Description of the task: In the listing below, pick out lines with "matplotlib".

— START —

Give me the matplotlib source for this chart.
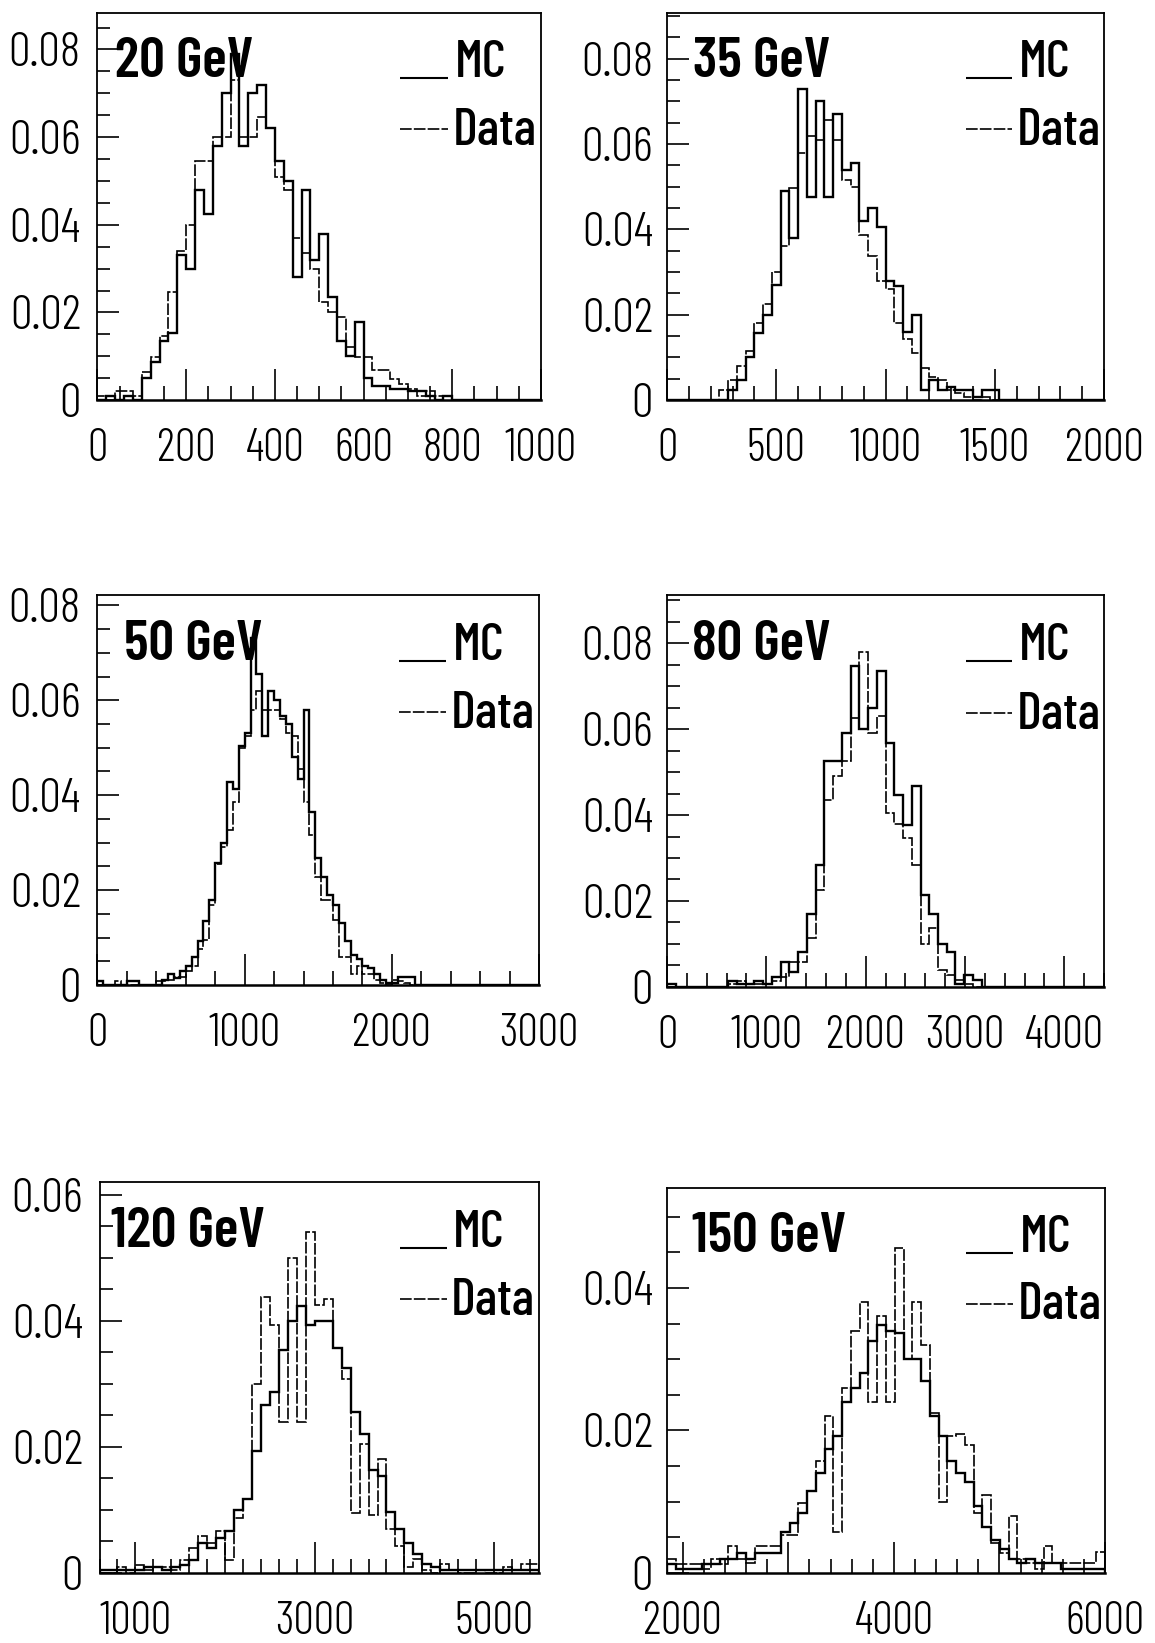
import matplotlib
matplotlib.use('Agg')
import matplotlib.pyplot as plt
from matplotlib.ticker import MultipleLocator, FuncFormatter
import numpy as np

# ---------------- data ----------------
energies = ['20 GeV', '35 GeV', '50 GeV', '80 GeV', '120 GeV', '150 GeV']
bin_start = [0, 0, 0, 0, 600, 1850]
bin_width = [20, 40, 40, 88, 100, 83]
x_limits = [(0, 1000), (0, 2000), (0, 3000), (0, 4400), (600, 5500), (1850, 6000)]
y_limits = [0.0884, 0.0908, 0.0822, 0.0912, 0.062, 0.054]
x_tick_labels = [
    ['0', '200', '400', '600', '800', '1000'],
    ['0', '500', '1000', '1500', '2000'],
    ['0', '1000', '2000', '3000'],
    ['0', '1000', '2000', '3000', '4000'],
    ['1000', '3000', '5000'],
    ['2000', '4000', '6000'],
]
y_tick_labels = [
    ['0', '0.02', '0.04', '0.06', '0.08'],
    ['0', '0.02', '0.04', '0.06', '0.08'],
    ['0', '0.02', '0.04', '0.06', '0.08'],
    ['0', '0.02', '0.04', '0.06', '0.08'],
    ['0', '0.02', '0.04', '0.06'],
    ['0', '0.02', '0.04'],
]

mc_20 = [0, 0.001, 0.0, 0.001, 0.0, 0.005, 0.0088, 0.0134, 0.0154, 0.033,
         0.030, 0.048, 0.0425, 0.058, 0.070, 0.079, 0.058, 0.070, 0.072, 0.062,
         0.0545, 0.050, 0.028, 0.048, 0.032, 0.038, 0.0235, 0.0134, 0.010, 0.0177,
         0.005, 0.0033, 0.0033, 0.0026, 0.0026, 0.002, 0.002, 0.001, 0.0, 0.001,
         0, 0, 0, 0, 0, 0, 0, 0, 0, 0]
data_20 = [0.001, 0.001, 0.002, 0.002, 0.001, 0.0064, 0.0099, 0.0146, 0.0247, 0.034,
           0.040, 0.0545, 0.0545, 0.060, 0.060, 0.073, 0.060, 0.060, 0.0646, 0.062,
           0.051, 0.048, 0.037, 0.0336, 0.030, 0.0223, 0.020, 0.0189, 0.012, 0.0099,
           0.0099, 0.0068, 0.0068, 0.0049, 0.0037, 0.0025, 0.001, 0.002, 0.001, 0.001,
           0, 0, 0, 0, 0, 0, 0, 0, 0, 0]

mc_35 = [0, 0, 0, 0, 0, 0, 0, 0.0024, 0.0047, 0.0102,
         0.0157, 0.020, 0.027, 0.049, 0.038, 0.073, 0.0476, 0.070, 0.0476, 0.067,
         0.054, 0.0555, 0.042, 0.0449, 0.0405, 0.028, 0.0268, 0.016, 0.020, 0.0024,
         0.0047, 0.0024, 0.0031, 0.0024, 0.0024, 0.0008, 0.0024, 0.0024, 0, 0,
         0, 0, 0, 0, 0, 0, 0, 0, 0, 0]
data_35 = [0, 0, 0, 0, 0, 0, 0.0024, 0.0047, 0.0079, 0.0114,
           0.018, 0.0224, 0.030, 0.036, 0.0496, 0.058, 0.062, 0.061, 0.0657, 0.061,
           0.0515, 0.050, 0.0386, 0.0338, 0.028, 0.026, 0.018, 0.0142, 0.011, 0.0075,
           0.0055, 0.0047, 0.0024, 0.0016, 0.0008, 0, 0.0008, 0, 0, 0,
           0, 0, 0, 0, 0, 0, 0, 0, 0, 0]

mc_50 = [0.0008, 0, 0, 0, 0, 0.0008, 0.0008, 0, 0, 0,
         0, 0.001, 0.0023, 0.0014, 0.003, 0.004, 0.006, 0.0092, 0.0134, 0.0179,
         0.0258, 0.030, 0.0428, 0.0414, 0.0504, 0.053, 0.0732, 0.0656, 0.0525, 0.062,
         0.060, 0.0566, 0.055, 0.048, 0.0435, 0.058, 0.0365, 0.0268, 0.0227, 0.019,
         0.0168, 0.013, 0.0092, 0.0064, 0.0054, 0.004, 0.0035, 0.0023, 0.001, 0.0005,
         0.0005, 0.0016, 0.0016, 0.0016, 0, 0, 0, 0, 0, 0,
         0, 0, 0, 0, 0, 0, 0, 0, 0, 0, 0, 0, 0, 0, 0]
data_50 = [0, 0, 0, 0.0008, 0, 0, 0, 0, 0, 0,
           0.0008, 0.0008, 0.001, 0.0016, 0.0016, 0.003, 0.004, 0.0075, 0.0095, 0.0168,
           0.0255, 0.029, 0.0327, 0.0386, 0.050, 0.0525, 0.058, 0.062, 0.058, 0.058,
           0.058, 0.056, 0.053, 0.0525, 0.0455, 0.0386, 0.0317, 0.0227, 0.018, 0.018,
           0.0137, 0.006, 0.006, 0.0023, 0.004, 0.0023, 0.0023, 0.001, 0.0005, 0,
           0.001, 0.0008, 0.0005, 0, 0, 0, 0, 0, 0, 0,
           0, 0, 0, 0, 0, 0, 0, 0, 0, 0, 0, 0, 0, 0, 0]

mc_80 = [0.0008, 0, 0, 0, 0, 0, 0, 0.0015, 0.0008, 0.0008,
         0.0015, 0.0008, 0.0023, 0.0058, 0.0035, 0.0082, 0.017, 0.0284, 0.0525, 0.0525,
         0.059, 0.0747, 0.060, 0.065, 0.0735, 0.0568, 0.0447, 0.0377, 0.0467, 0.0214,
         0.017, 0.010, 0.0082, 0.0008, 0.0027, 0.0016, 0, 0, 0, 0,
         0, 0, 0, 0, 0, 0, 0, 0, 0, 0]
data_80 = [0, 0, 0, 0, 0, 0, 0, 0.0008, 0.0015, 0.0008,
           0.0008, 0.0008, 0.0015, 0.0023, 0.0058, 0.0058, 0.0113, 0.0226, 0.0436, 0.049,
           0.0525, 0.0626, 0.078, 0.059, 0.063, 0.0405, 0.038, 0.0346, 0.0284, 0.0101,
           0.0136, 0.0039, 0.0027, 0.0016, 0.0008, 0, 0, 0, 0, 0,
           0, 0, 0, 0, 0, 0, 0, 0, 0, 0]

mc_120 = [0.0005, 0.0005, 0.0005, 0.0005, 0.0005, 0.001, 0.001, 0.0005, 0.001,
          0.0012, 0.002, 0.0048, 0.004, 0.0056, 0.0066, 0.010, 0.0118, 0.0194, 0.0266, 0.0287,
          0.0353, 0.0399, 0.0423, 0.0394, 0.0399, 0.0399, 0.0356, 0.0325, 0.0256, 0.022,
          0.0164, 0.0154, 0.0097, 0.0069, 0.0048, 0.003, 0.0015, 0.001, 0.0005, 0.0005,
          0.0005, 0.0005, 0.0005, 0.0005, 0.0005, 0.0005, 0.0005, 0.0005, 0.0005]
data_120 = [0.0, 0.0, 0.001, 0.0, 0.0012, 0.0005, 0.001, 0.001, 0.0005,
            0.002, 0.004, 0.0058, 0.0048, 0.0066, 0.002, 0.0087, 0.0118, 0.0299, 0.0438, 0.0394,
            0.024, 0.050, 0.024, 0.054, 0.0425, 0.0435, 0.0356, 0.0307, 0.0095, 0.0205,
            0.0092, 0.018, 0.0069, 0.0043, 0.001, 0.0023, 0.0005, 0.0, 0.0015, 0.0005,
            0.0, 0.0, 0.0005, 0.0, 0.0, 0.001, 0.0005, 0.0015, 0.0015]

mc_150 = [0.0012, 0.0005, 0.0005, 0.0005, 0.0012, 0.0012, 0.0019, 0.0019, 0.0028,
          0.0019, 0.0028, 0.0028, 0.0028, 0.0058, 0.007, 0.0084, 0.0115, 0.014, 0.0174, 0.0192,
          0.024, 0.026, 0.028, 0.0326, 0.0348, 0.034, 0.0337, 0.030, 0.030, 0.027,
          0.022, 0.0192, 0.0157, 0.014, 0.0128, 0.0094, 0.0064, 0.0047, 0.0033, 0.0019,
          0.0014, 0.0019, 0.0014, 0.0014, 0.0014, 0.0005, 0.0005, 0.0005, 0.0005, 0.0005]
data_150 = [0.002, 0.0012, 0.0012, 0.0012, 0.0005, 0.002, 0.0012, 0.0038, 0.0019,
            0.0014, 0.0038, 0.0038, 0.0038, 0.0053, 0.0053, 0.0098, 0.0115, 0.0157, 0.022, 0.0058,
            0.026, 0.034, 0.038, 0.024, 0.036, 0.024, 0.0456, 0.030, 0.038, 0.032,
            0.0225, 0.010, 0.0192, 0.0195, 0.018, 0.0084, 0.011, 0.0042, 0.0028, 0.008,
            0.0019, 0.0014, 0.0005, 0.0038, 0.0014, 0.0014, 0.0014, 0.0014, 0.0014, 0.003]

mc_series = [mc_20, mc_35, mc_50, mc_80, mc_120, mc_150]
data_series = [data_20, data_35, data_50, data_80, data_120, data_150]

# ---------------- layout / style ----------------
x_major = [200, 500, 1000, 1000, 1000, 1000]
x_minor = [50, 100, 200, 200, 200, 200]
axes_rects = [
    (0.0844, 0.7565, 0.3840, 0.2358),
    (0.5775, 0.7565, 0.3784, 0.2358),
    (0.0844, 0.4005, 0.3823, 0.2374),
    (0.5775, 0.3993, 0.3784, 0.2386),
    (0.0862, 0.0426, 0.3804, 0.2380),
    (0.5775, 0.0426, 0.3792, 0.2343),
]
title_x = [0.04, 0.06, 0.06, 0.057, 0.025, 0.056]
ypads = [12, 10, 12, 10, 12, 10]

FONT = ['Barlow Condensed', 'Archivo Narrow', 'DejaVu Sans']
plt.rcParams['font.family'] = FONT
plt.rcParams['font.weight'] = 300

DATA_LS = (0, (7, 1.3))

fig = plt.figure(figsize=(11.55, 16.43), dpi=100)

for k in range(6):
    ax = fig.add_axes(axes_rects[k])
    n = len(mc_series[k])
    edges = bin_start[k] + bin_width[k] * np.arange(n + 1)
    ax.stairs(mc_series[k], edges, color='black', lw=1.7, baseline=0)
    ax.stairs(data_series[k], edges, color='black', lw=1.2,
              linestyle=DATA_LS, baseline=0)

    ax.set_xlim(*x_limits[k])
    ax.set_ylim(0, y_limits[k])

    for sp in ax.spines.values():
        sp.set_linewidth(1.3)
    ax.spines['bottom'].set_linewidth(1.8)

    labels_x = [float(s) for s in x_tick_labels[k]]
    ax.xaxis.set_major_locator(MultipleLocator(x_major[k]))
    ax.xaxis.set_minor_locator(MultipleLocator(x_minor[k]))
    ax.xaxis.set_major_formatter(FuncFormatter(
        lambda v, p, L=labels_x: ('%d' % round(v)) if any(abs(v - t) < 1e-6 for t in L) else ''))
    labels_y = [float(s) for s in y_tick_labels[k]]
    ax.yaxis.set_major_locator(MultipleLocator(0.02))
    ax.yaxis.set_minor_locator(MultipleLocator(0.005))
    ax.yaxis.set_major_formatter(FuncFormatter(
        lambda v, p, L=labels_y, S=y_tick_labels[k]: next((s for t, s in zip(L, S) if abs(v - t) < 1e-9), '')))

    ax.tick_params(axis='x', which='major', direction='in', length=22, width=1.2,
                   labelsize=33, pad=20, top=False)
    ax.tick_params(axis='x', which='minor', direction='in', length=10, width=1.2, top=False)
    ax.tick_params(axis='y', which='major', direction='in', length=16, width=1.2,
                   labelsize=35, pad=ypads[k], right=False)
    ax.tick_params(axis='y', which='minor', direction='in', length=9.5, width=1.2, right=False)

    # energy label
    ax.text(title_x[k], 0.833, energies[k], transform=ax.transAxes,
            fontsize=41, fontweight=600, ha='left', va='baseline')
    # legend drawn by hand
    ax.plot([0.683, 0.79], [0.831, 0.831], transform=ax.transAxes,
            color='black', lw=1.5, solid_capstyle='butt', clip_on=False)
    ax.text(0.805, 0.833, 'MC', transform=ax.transAxes, fontsize=38,
            fontweight=500, ha='left', va='baseline')
    ax.plot([0.683, 0.79], [0.70, 0.70], transform=ax.transAxes,
            color='black', lw=1.2, linestyle=DATA_LS, clip_on=False)
    ax.text(0.80, 0.659, 'Data', transform=ax.transAxes, fontsize=38,
            fontweight=500, ha='left', va='baseline')

fig.savefig('out.png', dpi=100)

— END —

Problem solution:
Give me the matplotlib source for this chart.
import matplotlib
matplotlib.use('Agg')
import matplotlib.pyplot as plt
from matplotlib.ticker import MultipleLocator, FuncFormatter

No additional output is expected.